The radar summary chart is a valuable tool for preflight planning. It does, however, contain several limitations for the usage of the chart. This chart depicts only areas of precipitation. It will not show areas of clouds and fog with no appreciable precipitation, or the height of the tops and bases of the clouds. Radar summary charts are a depiction of current precipitation and should be used in conjunction with current METAR and weather forecasts.
Significant Weather Prognostic Charts are available for low-level significant weather from the surface to FL240 (24,000 feet), also referred to as the 400 millibar level, and high-level significant weather from FL250 to FL600 (25,000 to 60,000 feet). The primary concern of this discussion is the low-level significant weather prognostic chart.
The low-level chart comes in two forms: the 12- and 24-hour forecast chart, and the 36 and 48 surface only forecast chart. The first chart is a four-panel chart that includes 12- and 24-hour forecasts for significant weather and surface weather. Charts are issued four times a day at 0000Z, 0600Z, 1200Z, and 1800Z. The valid time for the chart is printed on the lower left-hand corner of each panel.

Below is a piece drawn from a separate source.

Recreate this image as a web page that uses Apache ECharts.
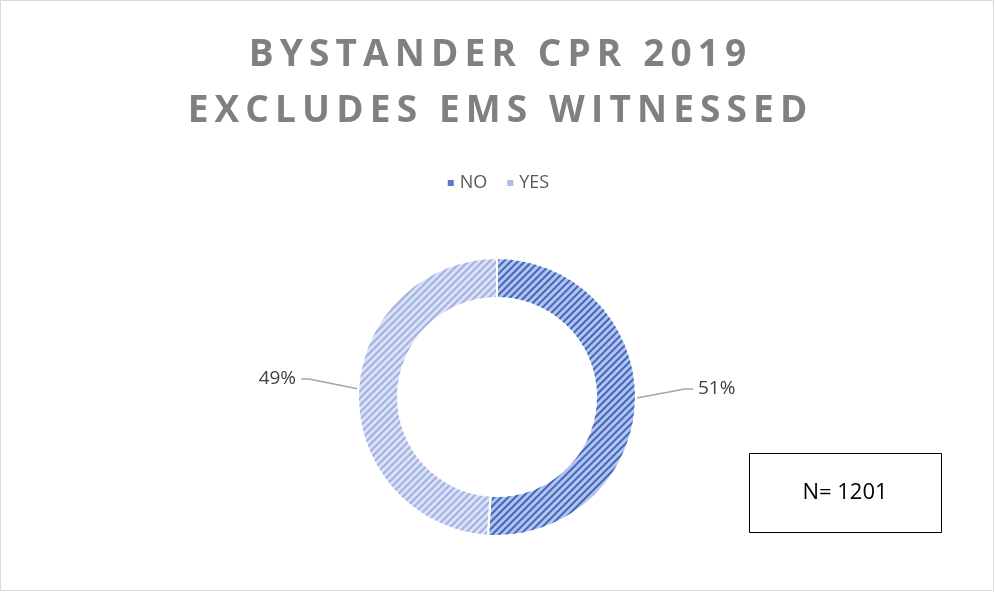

The upper two panels show forecast significant weather, which may include nonconvective turbulence, freezing levels, and IFR or MVFR weather. Areas of moderate or greater turbulence are enclosed in dashed lines. Numbers within these areas give the height of the turbulence in hundreds of feet MSL. Figures below the line show the anticipated base, while figures above the line show the top of the zone of turbulence. Also shown on this panel are areas of VFR, IFR, and MVFR. IFR areas are enclosed by solid lines, MVFR areas are enclosed by scalloped lines, and the remaining, unenclosed area is designated VFR. Zigzag lines and the letters “SFC” indicate freezing levels in that area are at the surface. Freezing level height contours for the highest freezing level are drawn at 4,000-foot intervals with dashed lines.
The lower two panels show the forecast surface weather and depicts the forecast locations and characteristics of pressure systems, fronts, and precipitation. Standard symbols are used to show fronts and pressure centers. Direction of movement of the pressure center is depicted by an arrow. The speed, in knots, is shown next to the arrow. In addition, areas of forecast precipitation and thunderstorms are outlined. Areas of precipitation that are shaded indicate at least one-half of the area is being affected by the precipitation. Unique symbols indicate the type of precipitation and the manner in which it occurs.
[Figure 11-13. Significant weather prognostic chart]
Figure 11-13 depicts a typical significant weather prognostic chart as well as the symbols typically used to depict precipitation. Prognostic charts are an excellent source of information for preflight planning; however, this chart should be viewed in light of current conditions and specific local area forecasts.
The 36- and 48-hour significant weather prognostic chart is an extension of the 12- and 24-hour forecast. It provides information regarding only surface weather forecasts and includes a discussion of the forecast. This chart is issued only two times a day. It typically contains forecast positions and characteristics of pressure patterns, fronts, and precipitation. An example of a 36- and 48-hour surface prognostic chart is shown in figure 11-14.